• Data excerpt:

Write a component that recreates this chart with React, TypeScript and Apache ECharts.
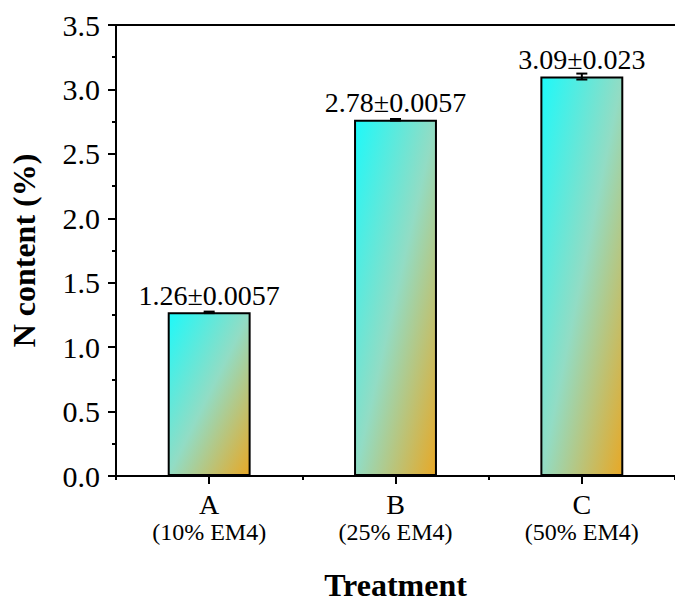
import React, { useEffect, useRef } from "react";
import * as echarts from "echarts";

const treatments = ["A", "B", "C"];
const doses = ["(10% EM4)", "(25% EM4)", "(50% EM4)"];
const barMeans = [1.27, 2.765, 3.1];
const meanLabels = ["1.26", "2.78", "3.09"];
const sdValues = [0.0057, 0.0057, 0.023];
const sdLabels = ["0.0057", "0.0057", "0.023"];
const yTicks = { min: 0, max: 3.5, interval: 0.5 };

const FONT = "'Liberation Serif', 'Times New Roman', serif";

export default function App() {
  const ref = useRef<HTMLDivElement>(null);
  useEffect(() => {
    document.body.style.margin = "0";
    const chart = echarts.init(ref.current!, null, { renderer: "svg" });
    const gradient = new echarts.graphic.LinearGradient(0, 0, 1, 1, [
      { offset: 0, color: "#1ef9f9" },
      { offset: 0.5, color: "#92dcc4" },
      { offset: 1, color: "#e8a826" },
    ]);
    const option: any = {
      animation: false,
      textStyle: { fontFamily: FONT, color: "#000" },
      grid: { left: 111, top: 25, width: 573, height: 460 },
      xAxis: [
        {
          type: "category",
          data: treatments,
          position: "bottom",
          boundaryGap: true,
          axisLine: { show: true, lineStyle: { color: "#000", width: 2 } },
          axisTick: { show: true, alignWithLabel: true, length: 8, lineStyle: { color: "#000", width: 2 } },
          axisLabel: {
            margin: 14,
            formatter: (v: string, i: number) => `{a|${v}}\n{b|${doses[i]}}`,
            rich: {
              a: { fontSize: 28, lineHeight: 29, fontFamily: FONT, color: "#000" },
              b: { fontSize: 24, lineHeight: 26, fontFamily: FONT, color: "#000" },
            },
          },
          name: "Treatment",
          nameLocation: "middle",
          nameGap: 93,
          nameTextStyle: { fontSize: 32, fontWeight: "bold", fontFamily: FONT, color: "#000" },
        },
        {
          type: "category",
          data: treatments,
          position: "bottom",
          boundaryGap: true,
          axisLine: { show: false },
          axisTick: { show: true, alignWithLabel: false, length: 4, lineStyle: { color: "#000", width: 2 } },
          axisLabel: { show: false },
        },
        {
          type: "category",
          data: treatments,
          position: "top",
          axisLine: { show: true, lineStyle: { color: "#000", width: 2 } },
          axisTick: { show: false },
          axisLabel: { show: false },
        },
      ],
      yAxis: {
        type: "value",
        min: yTicks.min,
        max: yTicks.max,
        interval: yTicks.interval,
        axisLine: { show: true, lineStyle: { color: "#000", width: 2 } },
        axisTick: { show: true, inside: false, length: 8, lineStyle: { color: "#000", width: 2 } },
        minorTick: { show: true, splitNumber: 2, length: 4, lineStyle: { color: "#000", width: 2 } },
        splitLine: { show: false },
        axisLabel: {
          fontSize: 30,
          margin: 16,
          color: "#000",
          fontFamily: FONT,
          formatter: (v: number) => v.toFixed(1),
        },
        name: "N content (%)",
        nameLocation: "middle",
        nameGap: 76,
        nameTextStyle: { fontSize: 32, fontWeight: "bold", fontFamily: FONT, color: "#000" },
      },
      series: [
        {
          type: "bar",
          xAxisIndex: 0,
          data: barMeans,
          barWidth: "44.5%",
          itemStyle: { color: gradient, borderColor: "#000", borderWidth: 2 },
          label: {
            show: true,
            position: "top",
            distance: 3,
            fontSize: 28,
            fontFamily: FONT,
            color: "#000",
            formatter: (p: any) => `${meanLabels[p.dataIndex]}±${sdLabels[p.dataIndex]}`,
          },
          z: 2,
        },
        {
          type: "custom",
          xAxisIndex: 0,
          data: barMeans.map((m, i) => [i, m, sdValues[i]]),
          encode: { x: 0, y: 1 },
          z: 3,
          renderItem: (params: any, api: any) => {
            const x = api.value(0);
            const m = api.value(1);
            const sd = api.value(2);
            const hi = api.coord([x, m + sd]);
            const lo = api.coord([x, m - sd]);
            const hw = 5.5;
            const style = { stroke: "#000", lineWidth: 2 };
            return {
              type: "group",
              children: [
                { type: "line", shape: { x1: hi[0], y1: hi[1], x2: lo[0], y2: lo[1] }, style },
                { type: "line", shape: { x1: hi[0] - hw, y1: hi[1], x2: hi[0] + hw, y2: hi[1] }, style },
                { type: "line", shape: { x1: lo[0] - hw, y1: lo[1], x2: lo[0] + hw, y2: lo[1] }, style },
              ],
            };
          },
        },
      ],
    };
    chart.setOption(option);
    return () => chart.dispose();
  }, []);
  return <div ref={ref} style={{ width: 675, height: 606 }} />;
}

• Do this: Using the data above, write out every line exactly, leaving the images behind.

• The response:
Write a component that recreates this chart with React, TypeScript and Apache ECharts.
import React, { useEffect, useRef } from "react";
import * as echarts from "echarts";

const treatments = ["A", "B", "C"];
const doses = ["(10% EM4)", "(25% EM4)", "(50% EM4)"];
const barMeans = [1.27, 2.765, 3.1];
const meanLabels = ["1.26", "2.78", "3.09"];
const sdValues = [0.0057, 0.0057, 0.023];
const sdLabels = ["0.0057", "0.0057", "0.023"];
const yTicks = { min: 0, max: 3.5, interval: 0.5 };

const FONT = "'Liberation Serif', 'Times New Roman', serif";

export default function App() {
  const ref = useRef<HTMLDivElement>(null);
  useEffect(() => {
    document.body.style.margin = "0";
    const chart = echarts.init(ref.current!, null, { renderer: "svg" });
    const gradient = new echarts.graphic.LinearGradient(0, 0, 1, 1, [
      { offset: 0, color: "#1ef9f9" },
      { offset: 0.5, color: "#92dcc4" },
      { offset: 1, color: "#e8a826" },
    ]);
    const option: any = {
      animation: false,
      textStyle: { fontFamily: FONT, color: "#000" },
      grid: { left: 111, top: 25, width: 573, height: 460 },
      xAxis: [
        {
          type: "category",
          data: treatments,
          position: "bottom",
          boundaryGap: true,
          axisLine: { show: true, lineStyle: { color: "#000", width: 2 } },
          axisTick: { show: true, alignWithLabel: true, length: 8, lineStyle: { color: "#000", width: 2 } },
          axisLabel: {
            margin: 14,
            formatter: (v: string, i: number) => `{a|${v}}\n{b|${doses[i]}}`,
            rich: {
              a: { fontSize: 28, lineHeight: 29, fontFamily: FONT, color: "#000" },
              b: { fontSize: 24, lineHeight: 26, fontFamily: FONT, color: "#000" },
            },
          },
          name: "Treatment",
          nameLocation: "middle",
          nameGap: 93,
          nameTextStyle: { fontSize: 32, fontWeight: "bold", fontFamily: FONT, color: "#000" },
        },
        {
          type: "category",
          data: treatments,
          position: "bottom",
          boundaryGap: true,
          axisLine: { show: false },
          axisTick: { show: true, alignWithLabel: false, length: 4, lineStyle: { color: "#000", width: 2 } },
          axisLabel: { show: false },
        },
        {
          type: "category",
          data: treatments,
          position: "top",
          axisLine: { show: true, lineStyle: { color: "#000", width: 2 } },
          axisTick: { show: false },
          axisLabel: { show: false },
        },
      ],
      yAxis: {
        type: "value",
        min: yTicks.min,
        max: yTicks.max,
        interval: yTicks.interval,
        axisLine: { show: true, lineStyle: { color: "#000", width: 2 } },
        axisTick: { show: true, inside: false, length: 8, lineStyle: { color: "#000", width: 2 } },
        minorTick: { show: true, splitNumber: 2, length: 4, lineStyle: { color: "#000", width: 2 } },
        splitLine: { show: false },
        axisLabel: {
          fontSize: 30,
          margin: 16,
          color: "#000",
          fontFamily: FONT,
          formatter: (v: number) => v.toFixed(1),
        },
        name: "N content (%)",
        nameLocation: "middle",
        nameGap: 76,
        nameTextStyle: { fontSize: 32, fontWeight: "bold", fontFamily: FONT, color: "#000" },
      },
      series: [
        {
          type: "bar",
          xAxisIndex: 0,
          data: barMeans,
          barWidth: "44.5%",
          itemStyle: { color: gradient, borderColor: "#000", borderWidth: 2 },
          label: {
            show: true,
            position: "top",
            distance: 3,
            fontSize: 28,
            fontFamily: FONT,
            color: "#000",
            formatter: (p: any) => `${meanLabels[p.dataIndex]}±${sdLabels[p.dataIndex]}`,
          },
          z: 2,
        },
        {
          type: "custom",
          xAxisIndex: 0,
          data: barMeans.map((m, i) => [i, m, sdValues[i]]),
          encode: { x: 0, y: 1 },
          z: 3,
          renderItem: (params: any, api: any) => {
            const x = api.value(0);
            const m = api.value(1);
            const sd = api.value(2);
            const hi = api.coord([x, m + sd]);
            const lo = api.coord([x, m - sd]);
            const hw = 5.5;
            const style = { stroke: "#000", lineWidth: 2 };
            return {
              type: "group",
              children: [
                { type: "line", shape: { x1: hi[0], y1: hi[1], x2: lo[0], y2: lo[1] }, style },
                { type: "line", shape: { x1: hi[0] - hw, y1: hi[1], x2: hi[0] + hw, y2: hi[1] }, style },
                { type: "line", shape: { x1: lo[0] - hw, y1: lo[1], x2: lo[0] + hw, y2: lo[1] }, style },
              ],
            };
          },
        },
      ],
    };
    chart.setOption(option);
    return () => chart.dispose();
  }, []);
  return <div ref={ref} style={{ width: 675, height: 606 }} />;
}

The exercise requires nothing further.